Select Committee on Culture, Media and Sport Appendices to the Minutes of Evidence


APPENDIX 59

Memorandum submitted by West Midlands Life

RSC STRATFORD REDEVELOPMENT

  As Chair of the West Midlands Regional Cultural Consortium, West Midlands Life, I wish to convey to the Select Committee for Culture, my very active support for the Royal Shakespeare Company's Stratford Redevelopment.

  In our recently launched strategy to enhance and make more accessible the cultural life of the West Midlands, the Regional Cultural Consortium recognised with pride, the enormously important role that the RSC at Stratford plays in the lives of West Midlanders, as well as with the wider national and international public.

  The suggested redevelopment will not only provide a major boost to international and domestic tourism, but to economic growth at a time when it is increasingly difficult to sustain existing levels. The RSC currently contributes somewhere in the region of £32 million per annum to the regional economy.

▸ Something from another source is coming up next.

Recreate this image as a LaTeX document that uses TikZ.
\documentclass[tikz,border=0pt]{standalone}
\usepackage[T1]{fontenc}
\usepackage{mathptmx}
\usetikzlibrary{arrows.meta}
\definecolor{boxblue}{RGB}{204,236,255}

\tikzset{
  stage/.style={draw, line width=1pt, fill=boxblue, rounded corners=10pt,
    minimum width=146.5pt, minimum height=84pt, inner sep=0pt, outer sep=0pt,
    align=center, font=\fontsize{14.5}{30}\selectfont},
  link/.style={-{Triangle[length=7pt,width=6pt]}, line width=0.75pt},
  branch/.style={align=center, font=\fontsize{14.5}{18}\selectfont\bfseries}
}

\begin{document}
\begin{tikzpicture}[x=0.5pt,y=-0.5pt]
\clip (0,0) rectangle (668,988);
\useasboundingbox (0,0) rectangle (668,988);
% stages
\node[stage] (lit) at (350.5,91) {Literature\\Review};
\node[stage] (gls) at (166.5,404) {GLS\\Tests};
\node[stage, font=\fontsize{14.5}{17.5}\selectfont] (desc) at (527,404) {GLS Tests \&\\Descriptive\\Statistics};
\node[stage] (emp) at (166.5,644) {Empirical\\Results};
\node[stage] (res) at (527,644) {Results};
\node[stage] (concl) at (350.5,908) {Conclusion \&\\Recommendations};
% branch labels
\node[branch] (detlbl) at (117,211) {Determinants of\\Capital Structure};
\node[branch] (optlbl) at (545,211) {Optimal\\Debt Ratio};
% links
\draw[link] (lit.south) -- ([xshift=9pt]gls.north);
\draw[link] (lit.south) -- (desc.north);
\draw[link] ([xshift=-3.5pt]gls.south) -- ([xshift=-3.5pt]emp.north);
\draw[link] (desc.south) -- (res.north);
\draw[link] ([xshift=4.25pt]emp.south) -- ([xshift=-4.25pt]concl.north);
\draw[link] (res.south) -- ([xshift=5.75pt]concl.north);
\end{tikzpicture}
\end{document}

  The redevelopment also creates a major opportunity for the West Midlands and Britain to renew one of its most valuable cultural assets and has already stimulated strong public-private partnership between many organisations, including the local authorities, the RDA, tourism bodies and leading businesses, as well as the full support of West Midlands Life. This commitment is also being channelled through the recently formed Waterfront Task Force, which is championing and co-ordinating a strategic approach to the development. Acting as a catalyst for wider regeneration, the scheme will include significant improvement to surrounding public areas, the traffic system and tourism planning.

  Aside from the obvious artistic benefits to the theatre company itself, West Midlands Life believes strongly that in order for culture to make a lasting difference to individuals' lives, there is a need for local people and organisations to develop a sense of ownership and involvement. To this end, the support that the RSC provides to a great many other professional and amateur cultural organisations by sharing performance space, equipment and technical expertise is, in our opinion, invaluable.

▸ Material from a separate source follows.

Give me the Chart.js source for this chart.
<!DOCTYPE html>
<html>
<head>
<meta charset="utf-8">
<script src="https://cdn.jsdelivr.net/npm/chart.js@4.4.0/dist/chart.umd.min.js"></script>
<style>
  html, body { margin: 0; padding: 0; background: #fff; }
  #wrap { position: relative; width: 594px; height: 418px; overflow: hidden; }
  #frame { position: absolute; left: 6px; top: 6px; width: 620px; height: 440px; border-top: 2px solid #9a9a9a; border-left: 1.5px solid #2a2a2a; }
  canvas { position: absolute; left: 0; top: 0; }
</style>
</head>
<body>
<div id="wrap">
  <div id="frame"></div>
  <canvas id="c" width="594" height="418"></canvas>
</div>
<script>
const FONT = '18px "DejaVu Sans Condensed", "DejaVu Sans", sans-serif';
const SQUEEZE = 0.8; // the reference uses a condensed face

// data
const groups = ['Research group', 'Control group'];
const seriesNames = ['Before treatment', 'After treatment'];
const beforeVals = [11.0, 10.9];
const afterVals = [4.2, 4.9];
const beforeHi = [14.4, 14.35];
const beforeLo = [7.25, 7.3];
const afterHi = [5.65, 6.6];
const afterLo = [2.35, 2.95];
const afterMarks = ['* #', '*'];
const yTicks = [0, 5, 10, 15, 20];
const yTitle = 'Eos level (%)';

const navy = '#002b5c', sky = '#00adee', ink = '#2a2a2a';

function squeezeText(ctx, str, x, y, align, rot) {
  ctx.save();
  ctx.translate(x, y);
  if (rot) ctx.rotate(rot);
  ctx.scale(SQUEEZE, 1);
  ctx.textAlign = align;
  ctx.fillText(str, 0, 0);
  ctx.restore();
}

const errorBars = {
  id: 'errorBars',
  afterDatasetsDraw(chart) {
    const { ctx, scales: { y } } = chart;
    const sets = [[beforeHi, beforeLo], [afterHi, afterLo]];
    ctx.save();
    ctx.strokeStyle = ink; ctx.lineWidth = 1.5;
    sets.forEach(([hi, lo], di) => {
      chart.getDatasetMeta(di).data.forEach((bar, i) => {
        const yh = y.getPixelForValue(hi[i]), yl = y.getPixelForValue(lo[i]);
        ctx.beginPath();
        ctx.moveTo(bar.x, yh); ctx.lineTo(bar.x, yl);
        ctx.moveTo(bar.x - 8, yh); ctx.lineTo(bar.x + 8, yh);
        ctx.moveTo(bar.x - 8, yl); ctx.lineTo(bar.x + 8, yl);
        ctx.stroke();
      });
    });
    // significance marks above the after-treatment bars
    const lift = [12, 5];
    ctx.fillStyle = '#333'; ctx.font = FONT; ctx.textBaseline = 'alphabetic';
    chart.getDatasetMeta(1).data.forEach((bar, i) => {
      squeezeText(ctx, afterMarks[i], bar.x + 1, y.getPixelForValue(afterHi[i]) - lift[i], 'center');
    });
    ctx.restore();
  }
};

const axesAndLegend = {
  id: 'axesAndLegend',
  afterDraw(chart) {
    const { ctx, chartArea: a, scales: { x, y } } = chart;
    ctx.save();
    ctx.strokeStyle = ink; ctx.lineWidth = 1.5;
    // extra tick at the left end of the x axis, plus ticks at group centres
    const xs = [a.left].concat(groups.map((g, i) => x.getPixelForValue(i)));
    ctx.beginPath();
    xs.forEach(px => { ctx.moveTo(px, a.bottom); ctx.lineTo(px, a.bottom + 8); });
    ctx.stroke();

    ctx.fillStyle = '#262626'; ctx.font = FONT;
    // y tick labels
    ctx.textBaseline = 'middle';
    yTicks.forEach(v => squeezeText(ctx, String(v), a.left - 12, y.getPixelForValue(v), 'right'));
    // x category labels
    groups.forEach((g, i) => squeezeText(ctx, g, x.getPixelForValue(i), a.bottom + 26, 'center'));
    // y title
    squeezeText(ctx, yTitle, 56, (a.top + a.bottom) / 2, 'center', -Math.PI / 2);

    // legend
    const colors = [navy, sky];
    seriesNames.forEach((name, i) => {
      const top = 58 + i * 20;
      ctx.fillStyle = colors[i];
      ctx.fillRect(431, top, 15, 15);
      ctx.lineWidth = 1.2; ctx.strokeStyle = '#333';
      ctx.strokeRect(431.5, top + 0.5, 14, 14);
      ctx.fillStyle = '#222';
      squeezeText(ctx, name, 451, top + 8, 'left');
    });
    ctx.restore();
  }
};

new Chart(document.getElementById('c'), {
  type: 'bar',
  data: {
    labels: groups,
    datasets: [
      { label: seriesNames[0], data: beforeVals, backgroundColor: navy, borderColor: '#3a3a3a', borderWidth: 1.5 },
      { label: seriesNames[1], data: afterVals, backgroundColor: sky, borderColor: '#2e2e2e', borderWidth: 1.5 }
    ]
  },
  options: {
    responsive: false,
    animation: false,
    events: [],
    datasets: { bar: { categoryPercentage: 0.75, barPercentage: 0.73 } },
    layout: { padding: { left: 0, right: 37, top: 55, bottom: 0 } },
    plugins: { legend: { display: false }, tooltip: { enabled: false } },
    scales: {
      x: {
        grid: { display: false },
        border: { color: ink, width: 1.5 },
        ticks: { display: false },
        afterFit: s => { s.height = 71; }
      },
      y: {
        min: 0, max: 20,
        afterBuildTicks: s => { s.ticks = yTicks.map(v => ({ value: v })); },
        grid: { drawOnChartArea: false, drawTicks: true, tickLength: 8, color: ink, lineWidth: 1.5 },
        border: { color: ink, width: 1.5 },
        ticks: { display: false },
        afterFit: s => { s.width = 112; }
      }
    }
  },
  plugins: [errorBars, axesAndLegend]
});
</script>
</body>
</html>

  Within the education sector, the RSC is extremely active in programmes for schools, colleges and universities, frequently providing in-service training and support materials for teachers and lecturers. As such, it is our belief that the provision of improved facilities, the creation of an RSC Academy and purpose-built theatre village, will not only ensure that these benefits are delivered to a wider audience, but it will help to cement the RSC's reputation as a centre of educational, professional, national and international excellence.

  In line with West Midland's Life's commitment to ensuring that public funding is used for the very best possible public benefit, the RSC redevelopment project will help to develop broader accessibility and affordability for the theatre-going public regionally, nationally and internationally. Already drawing from a wide social, cultural and educational background, currently over a quarter of the RSC's annual audience is under 19 years of age, with around 15 per cent of any typical audience being first-time attenders. The new facilities and the theatre village will serve to greatly broaden the choices open to visitors and will, in many ways, transfer their experience of a visit to the RSC.

  It is this vision, along with the long-term need to invest in the future of British theatre, that has prompted me on behalf of the members of West Midlands Life to write to you in support of the proposed redevelopment.

  West Midlands Life will continue to work closely with the RSC in the months ahead to engage people within the West Midlands as closely as possible with the redevelopment plan.

  I look forward to the support of the Select Committee for Culture for this vital new phase in the life of the RSC.